About the same time,  Co-op staff members began to actively connect with the wider cooperative food movement, whose goals dovetailed with SVFC’s:  providing organic,  healthful foods,  building a sustainable future and providing the community with a business that was owned by many for the benefit of all. Reflecting this new energy,  the Co-op expanded community outreach and education. The newsletter was first published in 1981,  and the Co-op offered “How to Eat Well Cheaply” workshops at Skagit Valley College,  a forerunner of the Co-op’s current extensive workshop series and community outreach program. Eventually,  the Co-op would add its 4% Friday program to benefit non-profit community organizations with 4% of store proceeds from the fourth Friday per month. Still later,  the Tokens for Tomorrow program would benefit both the environment and worthy organizations by allowing shoppers to designate tokens,  earned by bringing in their own grocery bags,  to specific non-profit groups.

The Co-op Board was established in 1985,  replacing a previous decision-making process by monthly full membership meetings. Elected board members make policy decisions for the store,  while the General Manager is in charge of operations. The Board,  as well as a supportive,  active membership,  was instrumental in helping to move the Co-op in 1985 from the rickety Pine Street building to the north end of the present Co-op building  (then called the Uptowne Centre,  at 202 S. 1st Street)  expanding the storefront to 5000 square feet.

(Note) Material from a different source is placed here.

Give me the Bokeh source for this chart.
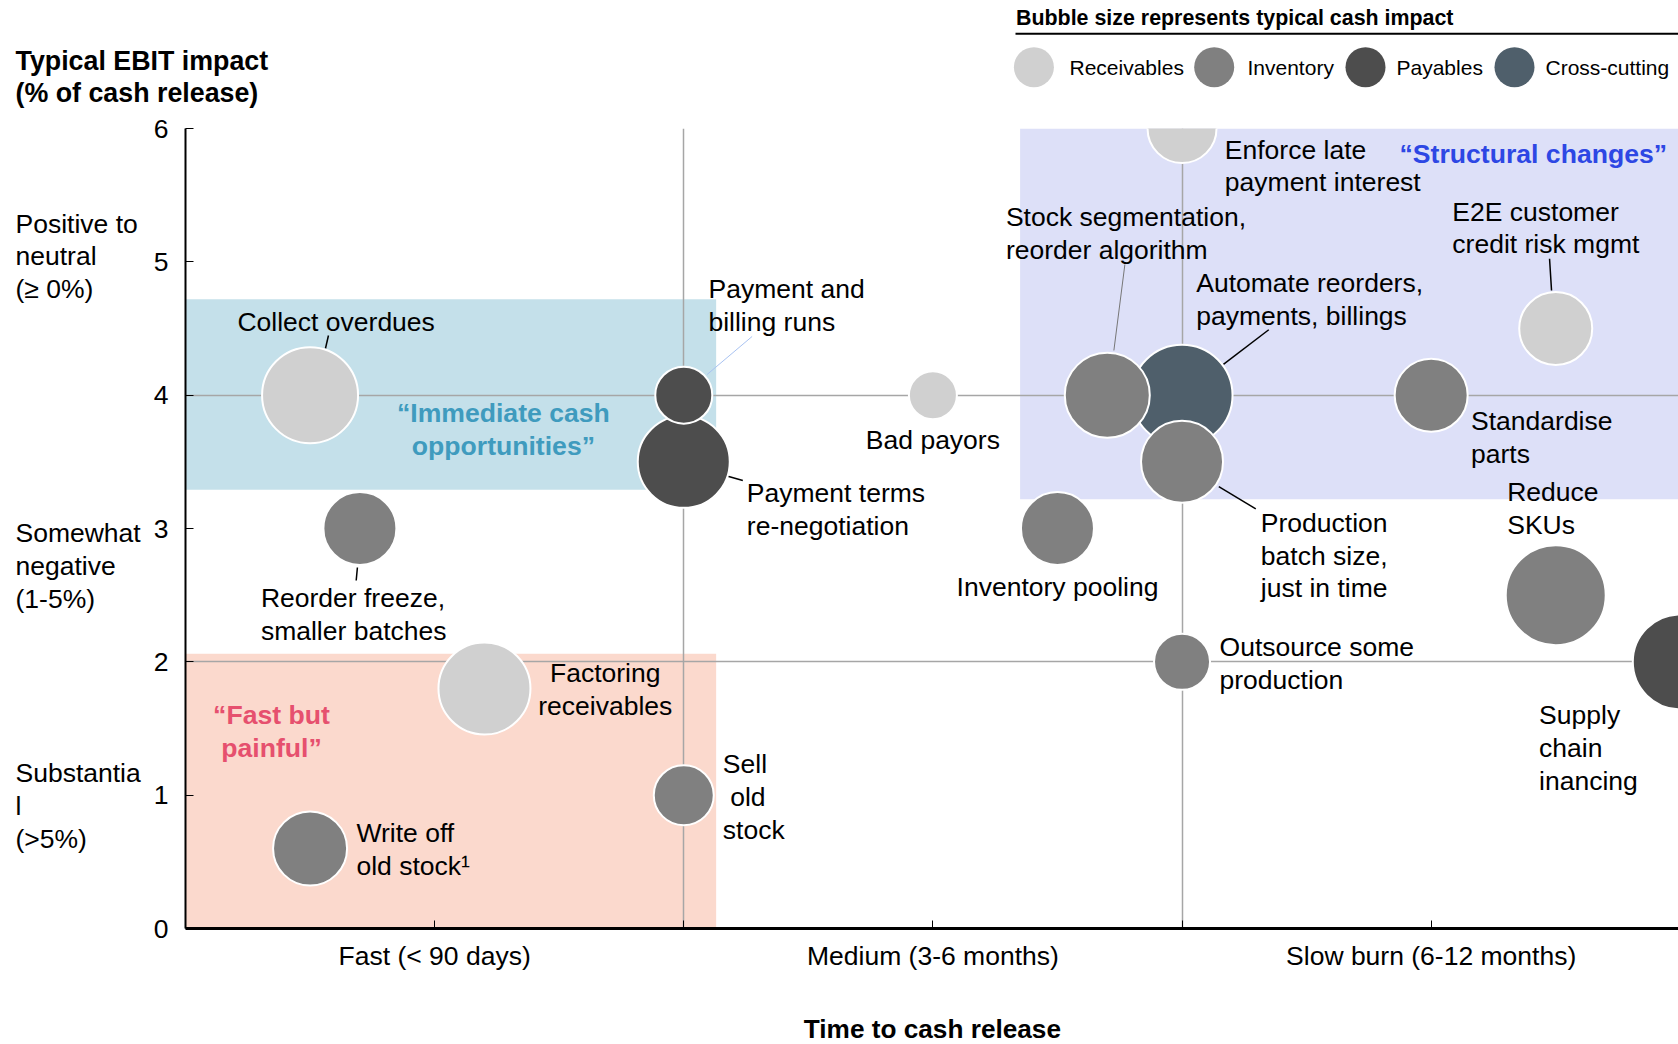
from bokeh.plotting import figure
from bokeh.layouts import row
from bokeh.models import Range1d, FixedTicker, ColumnDataSource
from bokeh.core.properties import value
from bokeh.embed import file_html
from bokeh.resources import INLINE

FONT = "Liberation Sans"

# ---------------- data ----------------
levers = [
    "Collect overdues",
    "Payment terms\nre-negotiation",
    "Payment and\nbilling runs",
    "Bad payors",
    "Reorder freeze,\nsmaller batches",
    "Factoring\nreceivables",
    "Write off\nold stock\u00b9",
    "Sell\n\u00a0old\nstock",
    "Enforce late\npayment interest",
    "Automate reorders,\npayments, billings",
    "Stock segmentation,\nreorder algorithm",
    "Production\nbatch size,\njust in time",
    "Inventory pooling",
    "Outsource some\nproduction",
    "Standardise\nparts",
    "E2E customer\ncredit risk mgmt",
    "Reduce\nSKUs",
    "Supply\nchain\ninancing",
]
lever_category = [
    "Receivables", "Payables", "Payables", "Receivables", "Inventory",
    "Receivables", "Inventory", "Inventory", "Receivables", "Cross-cutting",
    "Inventory", "Inventory", "Inventory", "Inventory", "Inventory",
    "Receivables", "Inventory", "Payables",
]
time_to_cash = [0.5, 2.0, 2.0, 3.0, 0.7, 1.2, 0.5, 2.0, 4.0, 4.0,
                3.7, 4.0, 3.5, 4.0, 5.0, 5.5, 5.5, 6.0]
ebit_impact = [4.0, 3.5, 4.0, 4.0, 3.0, 1.8, 0.6, 1.0, 6.0, 4.0,
               4.0, 3.5, 3.0, 2.0, 4.0, 4.5, 2.5, 2.0]
cash_impact = [96, 92, 57, 48, 73, 92, 74, 60, 69, 101,
               85, 82, 73, 56, 73, 73, 100, 95]

categories = ["Receivables", "Inventory", "Payables", "Cross-cutting"]
category_colors = ["#d0d0d0", "#808080", "#4d4d4d", "#4f5f6b"]

x_tick_values = [1, 2, 3, 4, 5]
x_tick_labels = ["Fast (< 90 days)", "", "Medium (3-6 months)", "", "Slow burn (6-12 months)"]
x_title = "Time to cash release"
y_title = ["Typical EBIT impact", "(% of cash release)"]
y_tick_values = [0, 1, 2, 3, 4, 5, 6]
y_band_labels = ["Positive to\nneutral\n(\u2265 0%)", "Somewhat\nnegative\n(1-5%)",
                 "Substantia\nl\n(>5%)"]
y_band_centers = [5.04, 2.72, 0.92]
legend_title = "Bubble size represents typical cash impact"

zone_names = ["\u201cImmediate cash\nopportunities\u201d", "\u201cFast but\npainful\u201d",
              "\u201cStructural changes\u201d"]
zone_left = [0.0, 0.0, 3.35]
zone_right = [2.13, 2.13, 6.5]
zone_bottom = [3.29, 0.0, 3.22]
zone_top = [4.72, 2.06, 6.0]

# ---------------- layout / style ----------------
W = 1678
HEADER_H = 110
BODY_H = 878
FOOTER_H = 1044 - HEADER_H - BODY_H
LEFT_W = 150
FRAME_L = 184          # page x of the frame's left edge
FRAME_T = 128          # page y of the frame's top edge
FRAME_H = 800
PX_X = 249.3           # px per x unit
PX_Y = FRAME_H / 6.0   # px per y unit
X_END = (W - FRAME_L) / PX_X
BORDER_B = BODY_H - (FRAME_T - HEADER_H) - FRAME_H
FS = "26.5px"
LH = 1.09

zone_fill = ["#c4e0ea", "#fbd9cd", "#dde0f8"]
zone_text_color = ["#3f9bbe", "#e6506e", "#2d47e4"]
zone_text_pos = [(1.276, 3.74), (0.345, 1.48), (5.41, 5.81)]

# label offsets (px) from bubble centre, and alignment
label_off = [(-72.6, -73, "left"), (63.1, 47.9, "left"), (24.7, -89.5, "left"),
             (0, 45.3, "center"), (-99, 85.7, "left"), (120.8, 1.2, "center"),
             (46.4, 1, "left"), (39.1, 2, "left"), (42.8, 37.5, "left"),
             (14.2, -95.8, "left"), (-101.4, -161.4, "left"), (78.8, 93.7, "left"),
             (0, 58.7, "center"), (37.5, 1.6, "left"), (39.9, 42, "left"),
             (-103.4, -100.5, "left"), (-48.5, -87, "left"), (-141.2, 86.3, "left")]
# leader lines: bubble index, dx0, dy0, dx1, dy1 (px), colour, width
leaders = [(0, 18.4, -59.7, 15.4, -46.7, "black", 1.5),
           (2, 68.4, -58.7, 23.4, -20.7, "#a9c3f2", 1),
           (1, 44.1, 14.4, 59.1, 18.7, "black", 1.5),
           (4, -2.5, 39, -3.7, 52, "black", 1.5),
           (10, 17.6, -130.7, 6.6, -44.7, "#777777", 1),
           (9, 86.8, -65.4, 41.4, -30.7, "black", 1.5),
           (11, 36.8, 24.7, 73.8, 47, "black", 1.5),
           (15, -6.2, -69.7, -4.2, -38, "black", 1.5)]


def strip(width, height, **kw):
    f = figure(width=width, height=height, x_axis_type=None, y_axis_type=None,
               toolbar_location=None, output_backend="svg", **kw)
    f.outline_line_color = None
    f.grid.visible = False
    return f


# ---------------- header (page pixel coordinates) ----------------
h = strip(W, HEADER_H, x_range=Range1d(0, W), y_range=Range1d(HEADER_H, 0),
          min_border=0, min_border_left=0, min_border_right=0,
          min_border_top=0, min_border_bottom=0)
h.text(x=[15, 15], y=[60, 92], text=y_title, text_font=value(FONT),
       text_font_size="26.8px", text_font_style="bold", text_baseline="middle")
h.text(x=[1015.5], y=[17], text=[legend_title], text_font=value(FONT),
       text_font_size="21.4px", text_font_style="bold", text_baseline="middle")
h.segment(x0=[1015], y0=[33.3], x1=[W], y1=[33.3], line_color="black", line_width=2)
leg_x = [1033.4, 1213.7, 1365, 1514]
leg_text_x = [1069, 1247, 1396, 1545]
h.scatter(x=leg_x, y=[66.7] * 4, size=40, fill_color=category_colors, line_color=None)
h.text(x=leg_text_x, y=[66.7] * 4, text=categories, text_font=value(FONT),
       text_font_size="21px", text_baseline="middle")

# ---------------- left strip with band labels ----------------
left = strip(LEFT_W, BODY_H, x_range=Range1d(0, LEFT_W), y_range=Range1d(0, 6),
             min_border_left=0, min_border_right=0,
             min_border_top=FRAME_T - HEADER_H, min_border_bottom=BORDER_B)
left.text(x=[15] * 3, y=y_band_centers, text=y_band_labels, text_font=value(FONT),
          text_font_size=FS, text_baseline="middle", text_align="left",
          text_line_height=LH)

# ---------------- main figure ----------------
p = figure(width=W - LEFT_W, height=BODY_H, x_range=Range1d(0, X_END), y_range=Range1d(0, 6),
           toolbar_location=None, output_backend="svg",
           min_border_left=FRAME_L - LEFT_W, min_border_right=0,
           min_border_top=FRAME_T - HEADER_H, min_border_bottom=BORDER_B)
p.outline_line_color = None
p.background_fill_color = "white"

p.quad(left=zone_left, right=zone_right, bottom=zone_bottom, top=zone_top,
       fill_color=zone_fill, line_color=None, level="image")

p.xgrid.ticker = FixedTicker(ticks=[2, 4])
p.ygrid.ticker = FixedTicker(ticks=[2, 4, 6])
p.grid.grid_line_color = "#a6a6a6"
p.grid.grid_line_width = 1.5

p.xaxis.ticker = FixedTicker(ticks=x_tick_values)
p.xaxis.major_label_overrides = {t: l for t, l in zip(x_tick_values, x_tick_labels)}
p.yaxis.ticker = FixedTicker(ticks=y_tick_values)
for ax in (p.xaxis, p.yaxis):
    ax.major_tick_in = 8
    ax.major_tick_out = 0
    ax.minor_tick_in = 0
    ax.minor_tick_out = 0
    ax.major_tick_line_color = "black"
    ax.axis_line_color = "black"
    ax.major_label_text_font = FONT
    ax.major_label_text_font_size = FS
    ax.major_label_text_color = "black"
p.xaxis.axis_line_width = 3
p.yaxis.axis_line_width = 2
p.xaxis.major_label_standoff = 12
p.yaxis.major_label_standoff = 17

# zones text
for name, col, (zx, zy) in zip(zone_names, zone_text_color, zone_text_pos):
    p.text(x=[zx], y=[zy], text=[name], text_font=value(FONT), text_font_size="26.6px",
           text_font_style="bold", text_color=col, text_align="center",
           text_baseline="middle", text_line_height=LH)

# leader lines
seg = dict(x0=[], y0=[], x1=[], y1=[], c=[], w=[])
for i, dx0, dy0, dx1, dy1, c, w in leaders:
    seg["x0"].append(time_to_cash[i] + dx0 / PX_X)
    seg["y0"].append(ebit_impact[i] - dy0 / PX_Y)
    seg["x1"].append(time_to_cash[i] + dx1 / PX_X)
    seg["y1"].append(ebit_impact[i] - dy1 / PX_Y)
    seg["c"].append(c)
    seg["w"].append(w)
p.segment(x0="x0", y0="y0", x1="x1", y1="y1", line_color="c", line_width="w",
          source=ColumnDataSource(seg))

# bubbles
color_map = dict(zip(categories, category_colors))
src = ColumnDataSource(dict(x=time_to_cash, y=ebit_impact, s=cash_impact,
                            c=[color_map[k] for k in lever_category]))
p.scatter(x="x", y="y", size="s", fill_color="c", line_color="white", line_width=2,
          source=src)

# bubble labels
for align in ("left", "center"):
    idx = [i for i, o in enumerate(label_off) if o[2] == align]
    lsrc = ColumnDataSource(dict(
        x=[time_to_cash[i] for i in idx], y=[ebit_impact[i] for i in idx],
        t=[levers[i] for i in idx], dx=[label_off[i][0] for i in idx],
        dy=[label_off[i][1] for i in idx]))
    p.text(x="x", y="y", text="t", x_offset="dx", y_offset="dy", source=lsrc,
           text_font=value(FONT), text_font_size=FS, text_color="black",
           text_align=align, text_baseline="middle", text_line_height=LH)

# ---------------- footer with the x-axis title ----------------
foot = strip(W, FOOTER_H, x_range=Range1d(0, W), y_range=Range1d(FOOTER_H, 0),
             min_border=0, min_border_left=0, min_border_right=0,
             min_border_top=0, min_border_bottom=0)
foot.text(x=[FRAME_L + 3 * PX_X], y=[1028 - HEADER_H - BODY_H], text=[x_title],
          text_font=value(FONT), text_font_size="26.2px", text_font_style="bold",
          text_align="center", text_baseline="middle")

body = row(left, p, spacing=0)
open("out.html", "w").write(file_html((h, body, foot), INLINE))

In 1988,  fueled by good overall growth and financed by a National Co-op Bank loan,  the Co-op expanded again to open the Deli Next Door,  serving prepared wholesome food,  as well as providing the only local source for espresso. Sales increase by over 50% during the next year. In a series of remodels,  the Co-op slowly took over the former Knights of Pythias/Uptowne Centre building,  expanding the Deli to seat 65. Even with continuous growth and parking challenges,  Co-op membership expressed a desire to remain in downtown Mount Vernon; leasing a lot from the city eased parking concerns.

In September 2005,  the Co-op purchased the 1st Street building,  renaming it the Co-op Building. Co-op offices were moved to the upper floors, giving the Co-op,  along with tenants,  full occupancy of the building. The mercantile department was moved to its spacious mezzanine location in 2007,  and the produce area was expanded,  reflecting a continually growing consumer interest in organic and locally produce fruits and vegetables. The Co-op produce department had previously been designated the first USDA organically certified produce department in the Skagit Valley (and the second certified in Washington state).

By the summer of 2009, the Co-op had fully paid off the loan and became the outright owners of the Co-op Building. The same year, the membership voted to approve the possibility of patronage refunds to owner-members, beginning in 2010.

As a not-for-profit,  full service grocery and deli employing over 100, the Co-op serves as an anchor,  physically and in terms of community involvement,  in both downtown Mount Vernon and the Skagit Valley. The Co-op is also an active participant in the broader Co-op movement as a member of the National Cooperative Grocers Association. Guided by its mission statement,  the Co-op continues to provide its members with high quality food; to support sustainable agriculture,  including the extensive local agricultural community; to provide members and the broader community with crucial education about food,  health and environmental issues; and to uphold the principles of a cooperative business.